Hi! I was really excited to make these buns, took a little work as I do not own a microwave but I did it in a bain marie and it worked out fine.
I made these buns and everything was coming out perfect. They came out of the oven perfectly browned and risen but then after the 5 minute wait time, when I came back, they totally deflated…it was very disappointing…any ideas of why this would have happened??
I appreciate any feedback you can give me.
Thank you
Hi Sue- that can happen if the dough is over-worked or over-mixed. However, we have found you can make them rise up again with a few seconds in the microwave.
This bread is amazing. It’s not hard to make and turns out great every time. We love it!
Yes!!!!! Finally a great keep bread. Is there any way I can prepare with a stand up mixer instead of food processor?
I don’t see why not 🙂
Wow
Love this recipe. If I want to make the buns bigger, how will that change the oven temperature and time to cook? I know it will increase the carbs. Thanks for a great recipe for hamburgers!
Excellent!
I made these a few weeks ago and they turned out excellent. However, I just made them again the exact same way, and they came out totally different and pretty much ruined. They puffed into a bubble, and inside the bubble they were dense and not fluffy at all. I know the recipe is good, but I can’t figure out what went wrong the second time. The only difference I can think of is that I pressed these down flatter than last time (last time they were mostly spherical, this time they were closer to hamburger bun shaped). Could that have made such a drastic difference in the result? The first batch was so delicious, and this one is pretty much inedible :/
I read comments, and realized it would be sticky, so I added 2 tbsp grapeseed oil to mix (by hand, didn’t bother with mixer), then used oil to knead by hand and avoid the stickiness cited in comments. I did not use/need the third egg, but I did scrape out the egg shells to glaze the sesame, and chia seeds on top. Next time, I’ll try and cook at 365-375 for 17-18 minutes. I really liked the flavor!

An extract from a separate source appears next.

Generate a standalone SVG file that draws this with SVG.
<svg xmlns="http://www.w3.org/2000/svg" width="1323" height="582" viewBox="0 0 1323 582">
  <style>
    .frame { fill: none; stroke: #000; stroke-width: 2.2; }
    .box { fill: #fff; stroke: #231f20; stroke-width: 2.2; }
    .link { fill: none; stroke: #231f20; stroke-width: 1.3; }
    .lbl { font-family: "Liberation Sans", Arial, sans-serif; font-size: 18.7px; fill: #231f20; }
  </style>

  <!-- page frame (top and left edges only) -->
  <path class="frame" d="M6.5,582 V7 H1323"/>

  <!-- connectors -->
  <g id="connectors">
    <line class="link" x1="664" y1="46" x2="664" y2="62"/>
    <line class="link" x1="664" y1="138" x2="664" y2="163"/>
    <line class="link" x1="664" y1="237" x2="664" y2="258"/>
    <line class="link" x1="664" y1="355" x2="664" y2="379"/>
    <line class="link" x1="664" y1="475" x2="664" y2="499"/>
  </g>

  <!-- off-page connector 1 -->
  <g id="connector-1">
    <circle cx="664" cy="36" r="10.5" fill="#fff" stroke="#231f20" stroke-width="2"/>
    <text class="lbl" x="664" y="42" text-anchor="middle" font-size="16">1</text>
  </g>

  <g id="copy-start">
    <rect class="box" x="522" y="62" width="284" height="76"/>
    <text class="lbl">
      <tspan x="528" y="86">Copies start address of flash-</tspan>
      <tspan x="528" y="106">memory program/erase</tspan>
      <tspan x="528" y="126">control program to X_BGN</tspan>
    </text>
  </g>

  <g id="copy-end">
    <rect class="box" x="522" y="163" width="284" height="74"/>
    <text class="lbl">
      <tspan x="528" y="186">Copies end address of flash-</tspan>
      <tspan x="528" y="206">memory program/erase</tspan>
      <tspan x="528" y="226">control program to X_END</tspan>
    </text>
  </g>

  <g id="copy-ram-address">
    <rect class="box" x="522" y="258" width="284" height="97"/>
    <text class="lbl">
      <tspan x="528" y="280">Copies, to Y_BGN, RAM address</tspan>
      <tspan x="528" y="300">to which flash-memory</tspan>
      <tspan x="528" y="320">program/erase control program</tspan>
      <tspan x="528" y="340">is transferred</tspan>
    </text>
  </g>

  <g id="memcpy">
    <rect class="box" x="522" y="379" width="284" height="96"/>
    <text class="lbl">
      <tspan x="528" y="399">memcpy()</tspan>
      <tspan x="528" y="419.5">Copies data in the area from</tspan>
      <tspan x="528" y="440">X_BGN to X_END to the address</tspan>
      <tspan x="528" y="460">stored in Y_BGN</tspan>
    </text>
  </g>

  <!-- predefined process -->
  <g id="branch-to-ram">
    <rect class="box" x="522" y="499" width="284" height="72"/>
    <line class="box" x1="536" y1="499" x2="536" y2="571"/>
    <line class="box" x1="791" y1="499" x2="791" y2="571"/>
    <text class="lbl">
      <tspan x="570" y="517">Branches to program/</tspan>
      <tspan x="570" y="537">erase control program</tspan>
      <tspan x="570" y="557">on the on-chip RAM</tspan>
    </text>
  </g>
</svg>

I’ve come to the acceptance that I’ll never be able to make keto bread, even from Big Man’s World, so I’m so happy I can do this!
These are relatively easy to make (I say that because I’m not a good baker), they’re filling, they’re mild and I may have done something wrong because the texture was akin to underdone bread but I actually liked it if I’m honest, reminds me there’s cheese in there and not loads of carbs.
I chose to do a review after seeing how they froze. Cut in half, zip lock bag as instructed. Frozen for 3 weeks abouts. The only thing though was that for me for it took about 1-1.5 minutes to heat from frozen in the microwave (900W), not 30 seconds. But the texture was even better than before I froze them and it held together very well.
Overall, I liked them 😁
Fabulous! Can I use a stand up mixer instead of a processor?
I don’t see why not 🙂
Excellent
Wow
Wonder if you can make hotdog buns this way
Soft with a good bun texture
Just made these and I am very impressed. Wow! Iran short of my almond flour so split it with Quinoa Flour; very yummy and fluffy bread like replacement.
The most amazing and delicious Keto bread I’ve ever eaten. It’s better than most commercial Keto breads.
Easy to f9llow recipe.andclive only 2 net carbs each! Thank you.